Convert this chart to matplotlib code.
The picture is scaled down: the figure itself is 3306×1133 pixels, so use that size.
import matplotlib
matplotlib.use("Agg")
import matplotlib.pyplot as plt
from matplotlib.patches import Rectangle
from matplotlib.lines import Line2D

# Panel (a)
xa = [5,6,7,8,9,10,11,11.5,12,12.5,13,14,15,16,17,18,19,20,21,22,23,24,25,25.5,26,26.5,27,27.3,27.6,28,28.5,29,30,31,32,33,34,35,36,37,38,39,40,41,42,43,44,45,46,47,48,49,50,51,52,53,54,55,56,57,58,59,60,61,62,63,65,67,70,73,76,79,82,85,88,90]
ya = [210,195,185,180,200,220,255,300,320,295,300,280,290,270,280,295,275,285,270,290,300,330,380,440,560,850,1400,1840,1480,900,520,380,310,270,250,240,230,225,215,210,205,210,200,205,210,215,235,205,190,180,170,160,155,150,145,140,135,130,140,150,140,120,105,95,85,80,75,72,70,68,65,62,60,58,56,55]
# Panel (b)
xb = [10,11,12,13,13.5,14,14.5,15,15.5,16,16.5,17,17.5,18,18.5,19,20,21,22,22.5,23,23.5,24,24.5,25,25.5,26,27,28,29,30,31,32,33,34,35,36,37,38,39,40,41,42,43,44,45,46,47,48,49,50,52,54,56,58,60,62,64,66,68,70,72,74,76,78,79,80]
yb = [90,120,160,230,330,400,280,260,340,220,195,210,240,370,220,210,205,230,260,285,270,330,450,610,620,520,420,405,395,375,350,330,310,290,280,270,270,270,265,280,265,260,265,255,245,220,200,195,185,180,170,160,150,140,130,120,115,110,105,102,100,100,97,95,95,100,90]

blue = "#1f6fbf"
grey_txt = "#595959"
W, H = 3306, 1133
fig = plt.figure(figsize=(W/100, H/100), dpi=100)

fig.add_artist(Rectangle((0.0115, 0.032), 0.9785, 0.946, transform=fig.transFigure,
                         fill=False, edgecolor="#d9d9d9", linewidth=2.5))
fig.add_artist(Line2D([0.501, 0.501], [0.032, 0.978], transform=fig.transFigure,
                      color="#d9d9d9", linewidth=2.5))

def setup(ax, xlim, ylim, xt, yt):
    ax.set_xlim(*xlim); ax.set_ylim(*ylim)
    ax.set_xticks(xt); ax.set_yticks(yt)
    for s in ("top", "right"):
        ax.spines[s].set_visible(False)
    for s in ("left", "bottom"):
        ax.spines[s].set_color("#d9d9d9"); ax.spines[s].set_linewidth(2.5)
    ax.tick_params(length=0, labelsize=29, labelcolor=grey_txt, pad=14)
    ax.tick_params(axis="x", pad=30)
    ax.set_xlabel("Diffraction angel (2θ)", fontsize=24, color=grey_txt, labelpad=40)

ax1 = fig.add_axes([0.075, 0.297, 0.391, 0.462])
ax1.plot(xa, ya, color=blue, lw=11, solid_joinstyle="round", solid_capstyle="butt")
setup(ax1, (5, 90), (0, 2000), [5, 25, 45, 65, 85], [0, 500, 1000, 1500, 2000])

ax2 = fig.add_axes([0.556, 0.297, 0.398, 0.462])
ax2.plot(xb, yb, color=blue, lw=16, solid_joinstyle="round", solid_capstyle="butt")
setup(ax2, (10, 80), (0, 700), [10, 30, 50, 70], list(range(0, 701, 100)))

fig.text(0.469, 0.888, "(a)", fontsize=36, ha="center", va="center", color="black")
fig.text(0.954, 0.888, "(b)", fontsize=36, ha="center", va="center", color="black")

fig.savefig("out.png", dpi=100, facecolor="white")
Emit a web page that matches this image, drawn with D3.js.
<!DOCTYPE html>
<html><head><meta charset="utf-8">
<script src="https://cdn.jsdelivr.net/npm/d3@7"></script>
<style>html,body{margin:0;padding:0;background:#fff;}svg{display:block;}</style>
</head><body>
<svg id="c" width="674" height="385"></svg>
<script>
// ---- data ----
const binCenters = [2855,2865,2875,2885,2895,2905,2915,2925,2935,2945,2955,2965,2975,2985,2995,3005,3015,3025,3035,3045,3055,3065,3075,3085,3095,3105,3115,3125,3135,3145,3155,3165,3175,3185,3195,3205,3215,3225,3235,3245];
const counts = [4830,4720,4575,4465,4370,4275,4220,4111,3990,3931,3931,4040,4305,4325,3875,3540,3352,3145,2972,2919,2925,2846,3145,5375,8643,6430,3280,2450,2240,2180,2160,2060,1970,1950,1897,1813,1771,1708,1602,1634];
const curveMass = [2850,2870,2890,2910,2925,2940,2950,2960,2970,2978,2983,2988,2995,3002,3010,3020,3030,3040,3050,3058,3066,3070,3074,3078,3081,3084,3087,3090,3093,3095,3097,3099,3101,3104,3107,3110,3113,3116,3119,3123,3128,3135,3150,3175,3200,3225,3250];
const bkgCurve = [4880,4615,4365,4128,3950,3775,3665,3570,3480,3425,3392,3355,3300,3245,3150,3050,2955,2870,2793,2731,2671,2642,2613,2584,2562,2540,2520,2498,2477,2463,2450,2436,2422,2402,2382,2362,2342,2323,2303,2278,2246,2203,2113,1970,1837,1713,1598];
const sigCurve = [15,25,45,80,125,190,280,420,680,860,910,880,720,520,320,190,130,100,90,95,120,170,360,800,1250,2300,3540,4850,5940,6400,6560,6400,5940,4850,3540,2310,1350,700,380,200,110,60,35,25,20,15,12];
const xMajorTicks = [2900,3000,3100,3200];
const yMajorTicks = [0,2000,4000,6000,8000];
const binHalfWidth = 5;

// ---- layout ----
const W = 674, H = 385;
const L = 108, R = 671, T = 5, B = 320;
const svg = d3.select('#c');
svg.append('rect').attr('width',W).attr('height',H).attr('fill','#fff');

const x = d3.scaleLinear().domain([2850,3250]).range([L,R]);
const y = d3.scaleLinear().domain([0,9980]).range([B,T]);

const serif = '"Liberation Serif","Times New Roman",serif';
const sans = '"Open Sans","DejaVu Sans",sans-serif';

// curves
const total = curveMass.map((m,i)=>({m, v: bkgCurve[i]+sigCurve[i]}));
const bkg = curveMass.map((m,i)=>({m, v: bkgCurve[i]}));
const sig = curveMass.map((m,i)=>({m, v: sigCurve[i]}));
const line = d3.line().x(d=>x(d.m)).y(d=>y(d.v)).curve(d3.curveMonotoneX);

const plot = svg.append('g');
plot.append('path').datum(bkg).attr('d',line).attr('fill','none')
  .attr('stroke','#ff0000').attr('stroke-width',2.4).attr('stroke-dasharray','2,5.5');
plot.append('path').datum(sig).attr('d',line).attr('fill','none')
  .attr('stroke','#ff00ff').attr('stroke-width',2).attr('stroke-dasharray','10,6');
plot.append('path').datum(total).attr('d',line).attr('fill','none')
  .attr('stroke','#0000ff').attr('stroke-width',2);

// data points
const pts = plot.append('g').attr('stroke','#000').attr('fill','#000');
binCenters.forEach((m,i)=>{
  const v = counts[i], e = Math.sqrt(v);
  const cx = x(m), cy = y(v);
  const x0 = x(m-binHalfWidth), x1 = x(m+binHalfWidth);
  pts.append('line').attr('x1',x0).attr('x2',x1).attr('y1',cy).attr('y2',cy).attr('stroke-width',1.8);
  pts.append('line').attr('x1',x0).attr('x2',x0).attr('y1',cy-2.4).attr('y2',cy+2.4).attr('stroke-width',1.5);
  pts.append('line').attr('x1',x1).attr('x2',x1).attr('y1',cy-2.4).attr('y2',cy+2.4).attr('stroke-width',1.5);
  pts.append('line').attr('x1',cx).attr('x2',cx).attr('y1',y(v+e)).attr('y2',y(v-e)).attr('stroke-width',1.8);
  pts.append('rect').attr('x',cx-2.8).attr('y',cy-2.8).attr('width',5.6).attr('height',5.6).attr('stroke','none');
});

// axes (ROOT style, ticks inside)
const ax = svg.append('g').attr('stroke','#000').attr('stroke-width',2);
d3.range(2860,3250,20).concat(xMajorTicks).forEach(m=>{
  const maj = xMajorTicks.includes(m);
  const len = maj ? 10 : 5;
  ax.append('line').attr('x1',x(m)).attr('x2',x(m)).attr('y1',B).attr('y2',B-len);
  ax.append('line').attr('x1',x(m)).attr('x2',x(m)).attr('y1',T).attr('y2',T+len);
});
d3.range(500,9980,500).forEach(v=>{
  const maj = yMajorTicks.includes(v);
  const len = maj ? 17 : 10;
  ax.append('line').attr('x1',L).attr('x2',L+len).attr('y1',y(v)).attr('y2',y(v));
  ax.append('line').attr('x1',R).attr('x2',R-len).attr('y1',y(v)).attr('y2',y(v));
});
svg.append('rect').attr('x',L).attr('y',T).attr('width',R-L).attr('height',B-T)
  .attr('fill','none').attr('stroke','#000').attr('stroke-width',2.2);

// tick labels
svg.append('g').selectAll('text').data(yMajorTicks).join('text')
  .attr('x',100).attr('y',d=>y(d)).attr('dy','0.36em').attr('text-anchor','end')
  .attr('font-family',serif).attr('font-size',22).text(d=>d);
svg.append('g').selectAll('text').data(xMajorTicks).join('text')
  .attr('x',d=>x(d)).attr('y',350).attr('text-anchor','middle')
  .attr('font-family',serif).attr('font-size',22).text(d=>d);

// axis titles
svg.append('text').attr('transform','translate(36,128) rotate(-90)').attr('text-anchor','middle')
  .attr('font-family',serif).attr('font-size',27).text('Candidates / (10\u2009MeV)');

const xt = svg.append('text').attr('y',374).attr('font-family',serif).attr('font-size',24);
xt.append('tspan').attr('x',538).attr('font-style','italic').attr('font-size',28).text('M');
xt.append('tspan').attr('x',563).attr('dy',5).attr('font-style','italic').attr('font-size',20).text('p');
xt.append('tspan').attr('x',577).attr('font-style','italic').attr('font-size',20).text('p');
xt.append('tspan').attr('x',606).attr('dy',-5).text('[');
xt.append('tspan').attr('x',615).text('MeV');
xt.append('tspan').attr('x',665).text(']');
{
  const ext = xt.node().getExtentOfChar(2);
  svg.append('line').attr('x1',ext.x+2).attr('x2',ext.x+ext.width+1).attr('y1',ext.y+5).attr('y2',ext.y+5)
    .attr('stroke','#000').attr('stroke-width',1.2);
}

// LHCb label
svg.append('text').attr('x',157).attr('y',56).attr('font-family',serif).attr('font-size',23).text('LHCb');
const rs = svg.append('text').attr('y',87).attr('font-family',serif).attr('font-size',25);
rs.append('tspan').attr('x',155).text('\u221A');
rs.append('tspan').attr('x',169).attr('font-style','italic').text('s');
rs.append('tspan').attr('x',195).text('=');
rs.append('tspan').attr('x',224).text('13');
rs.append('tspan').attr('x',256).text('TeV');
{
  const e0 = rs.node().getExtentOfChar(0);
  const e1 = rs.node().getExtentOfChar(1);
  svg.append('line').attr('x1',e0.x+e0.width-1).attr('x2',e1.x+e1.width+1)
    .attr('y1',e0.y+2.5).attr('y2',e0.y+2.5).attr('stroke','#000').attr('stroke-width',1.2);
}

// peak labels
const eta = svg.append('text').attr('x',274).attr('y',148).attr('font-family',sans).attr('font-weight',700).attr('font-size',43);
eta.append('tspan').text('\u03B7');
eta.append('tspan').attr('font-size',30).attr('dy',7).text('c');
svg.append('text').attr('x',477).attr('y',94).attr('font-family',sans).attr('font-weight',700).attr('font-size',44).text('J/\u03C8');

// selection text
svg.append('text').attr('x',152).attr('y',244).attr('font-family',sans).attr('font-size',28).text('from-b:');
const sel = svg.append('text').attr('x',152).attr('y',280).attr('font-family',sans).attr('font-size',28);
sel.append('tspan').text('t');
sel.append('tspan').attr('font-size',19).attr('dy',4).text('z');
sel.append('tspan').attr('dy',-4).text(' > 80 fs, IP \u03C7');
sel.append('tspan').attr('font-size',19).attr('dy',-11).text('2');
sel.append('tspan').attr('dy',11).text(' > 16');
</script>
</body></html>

··········

▸ Exercise
Return exactly the lines from the line that has "The picture is" to the line that has "from matplotlib.lines import Line2D", both of them included.

▸ Exercise response
The picture is scaled down: the figure itself is 3306×1133 pixels, so use that size.
import matplotlib
matplotlib.use("Agg")
import matplotlib.pyplot as plt
from matplotlib.patches import Rectangle
from matplotlib.lines import Line2D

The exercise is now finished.